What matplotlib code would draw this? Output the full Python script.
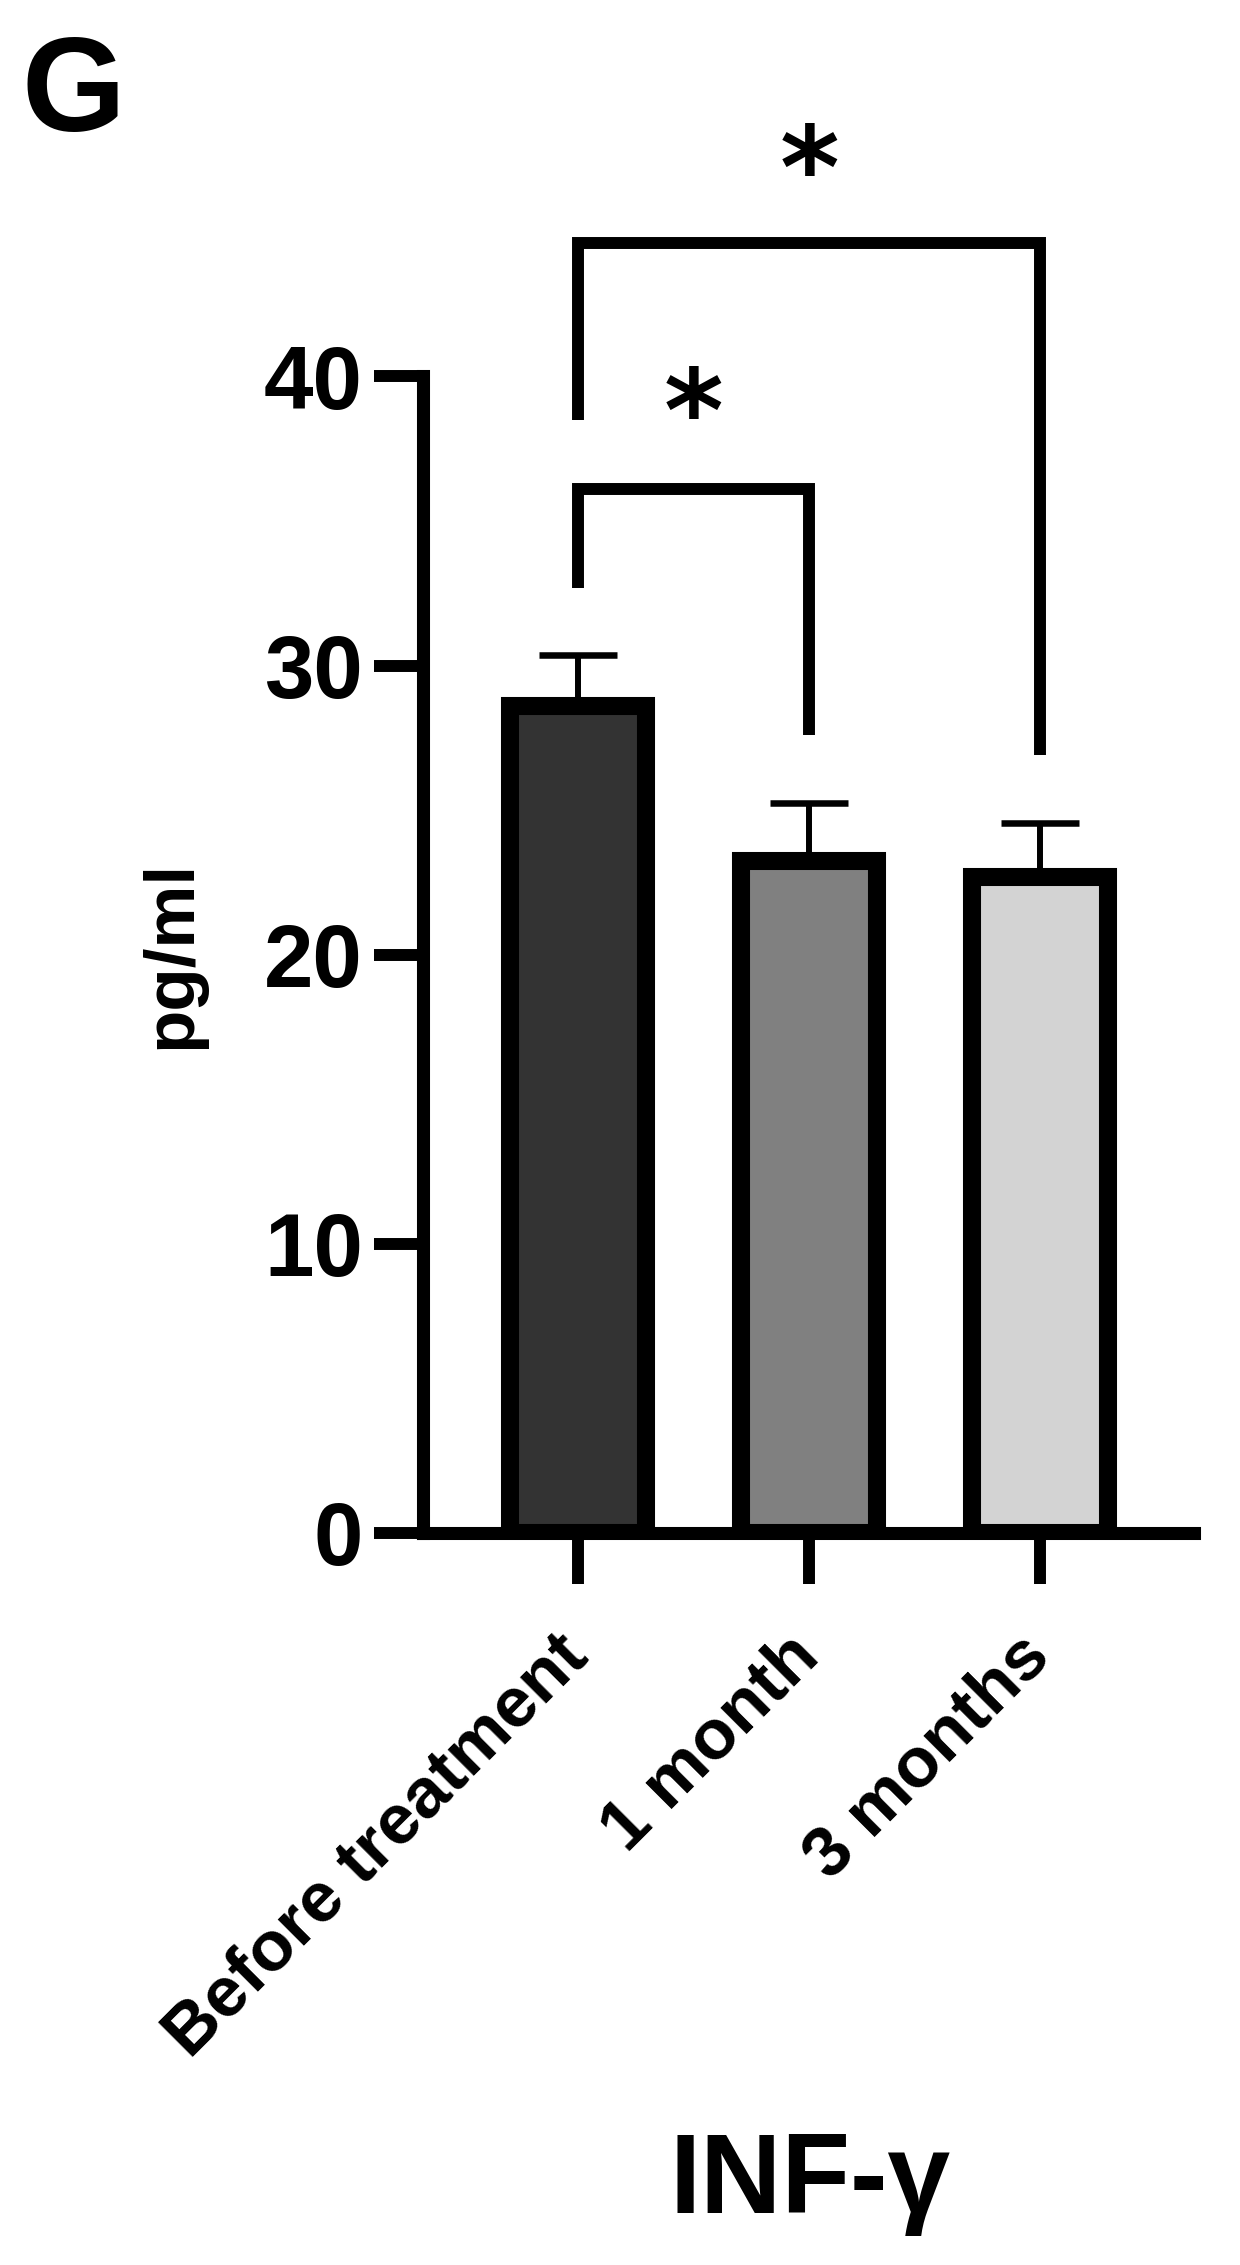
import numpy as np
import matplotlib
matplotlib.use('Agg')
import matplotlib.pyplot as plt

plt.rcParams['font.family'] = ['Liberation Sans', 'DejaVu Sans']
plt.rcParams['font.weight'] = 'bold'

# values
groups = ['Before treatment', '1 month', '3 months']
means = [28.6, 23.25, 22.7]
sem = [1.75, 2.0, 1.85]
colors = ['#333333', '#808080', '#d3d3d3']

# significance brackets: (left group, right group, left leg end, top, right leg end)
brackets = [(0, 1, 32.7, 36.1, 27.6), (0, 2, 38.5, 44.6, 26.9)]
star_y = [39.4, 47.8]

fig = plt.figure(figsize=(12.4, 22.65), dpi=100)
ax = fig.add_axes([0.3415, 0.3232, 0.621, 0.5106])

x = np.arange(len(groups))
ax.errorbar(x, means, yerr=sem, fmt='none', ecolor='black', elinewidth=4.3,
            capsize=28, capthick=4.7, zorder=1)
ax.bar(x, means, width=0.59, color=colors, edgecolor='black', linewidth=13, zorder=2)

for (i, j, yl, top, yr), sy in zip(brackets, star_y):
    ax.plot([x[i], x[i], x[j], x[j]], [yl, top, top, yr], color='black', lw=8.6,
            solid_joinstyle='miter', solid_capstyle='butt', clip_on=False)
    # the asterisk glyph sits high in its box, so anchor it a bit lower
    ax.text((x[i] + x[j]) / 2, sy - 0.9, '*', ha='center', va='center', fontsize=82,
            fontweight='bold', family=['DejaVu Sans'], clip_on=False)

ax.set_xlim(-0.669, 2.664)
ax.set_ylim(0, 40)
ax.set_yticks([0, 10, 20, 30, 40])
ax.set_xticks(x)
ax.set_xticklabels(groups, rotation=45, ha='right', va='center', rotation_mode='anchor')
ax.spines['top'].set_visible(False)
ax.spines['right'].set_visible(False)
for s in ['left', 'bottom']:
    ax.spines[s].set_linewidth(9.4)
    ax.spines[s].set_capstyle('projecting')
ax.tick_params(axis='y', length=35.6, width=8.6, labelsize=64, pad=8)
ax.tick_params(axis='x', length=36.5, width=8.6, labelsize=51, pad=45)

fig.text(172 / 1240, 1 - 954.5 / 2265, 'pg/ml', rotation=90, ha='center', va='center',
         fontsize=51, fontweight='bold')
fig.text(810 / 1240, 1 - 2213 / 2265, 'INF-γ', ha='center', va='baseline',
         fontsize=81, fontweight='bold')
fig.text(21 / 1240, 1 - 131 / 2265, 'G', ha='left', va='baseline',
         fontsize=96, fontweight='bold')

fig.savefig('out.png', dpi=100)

## Given problem
Which lines of the data include "matplotlib"? Copy each of them.

## Answer
What matplotlib code would draw this? Output the full Python script.
import matplotlib
matplotlib.use('Agg')
import matplotlib.pyplot as plt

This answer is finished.